In light of meeting the girl this evening at 8pm, I will be going to hangout. I'm not trying to mislead or get into anything right now at all. But she is a nice girl and would be cool to hang and change tap.
 
So I hung out with the girl I met in the park. We went to one of her favorites for dinner. We ended up having an awesome time. She text me shortly after I walked her home that she had a nice time and would like to go out again soon. She looked so much different than she did on the bike last weekend. She's beautiful, anyway. I text her back in return saying I had a wonderful night, and suggestions for going out again. To bad I leave for my trip to California in three weeks. I think she was digging me. She emplied going back to my place but I had already moved out as I'm relocating. How do you handle this situation when it's time to smash? Do you suggest going to her spot?
 
So to follow up last Thursday I got back to my spot an hour later and said I had a wonderful time and would like to take you out again. I said I'd like to take you for a day hike in the mountains next Saturday. This text was late and she got back to me in the A.M. saying Yes! Saturday I am free, let's go hiking!. That text I received on Friday morning and haven't responded back since we already have that scheduled now.

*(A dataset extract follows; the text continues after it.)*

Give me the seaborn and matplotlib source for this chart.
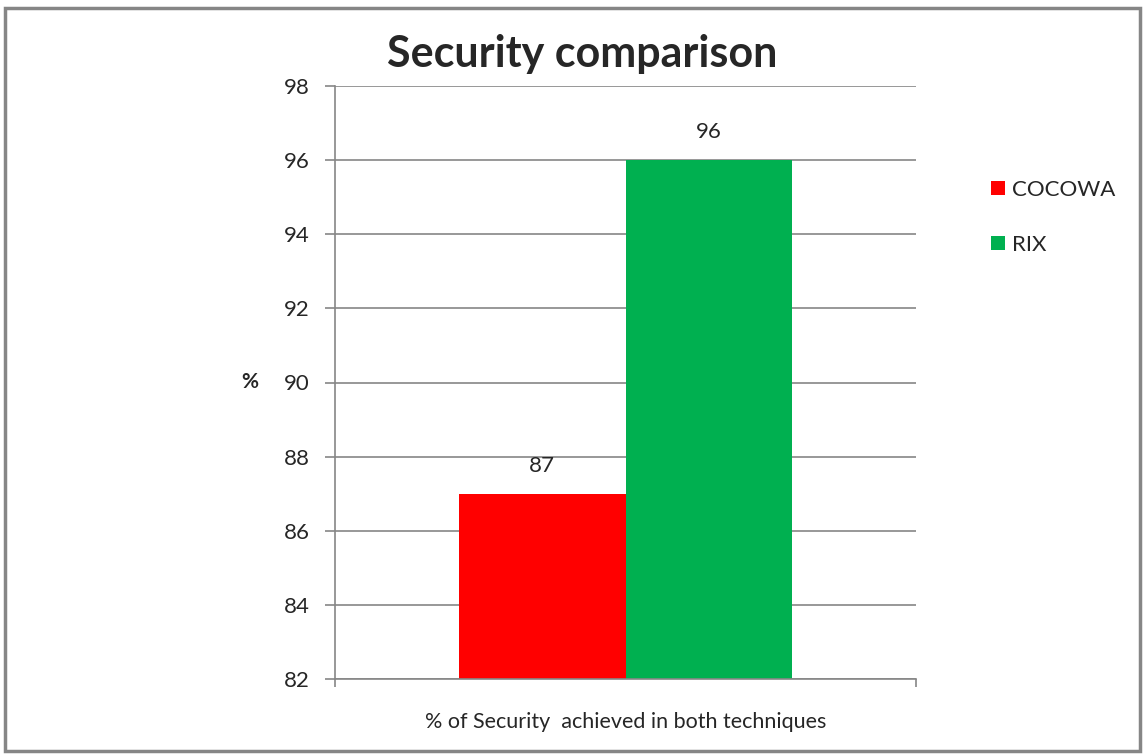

It's a week later and So I ended up texting her at around 12:48pm this afternoon. I was off today and getting some work in planning my trip in a few weeks. She hasn't gotten back to me and it's now 7:30 lol. Would you say I got blown off haha. Not trying to jump to conclusions but it's pretty funny I'd say. I mean it's still early to tell. What would be the best thing to do, wait, try again tomorrow evening with a call or text or count it as a blessing? will keep you posted as things progress.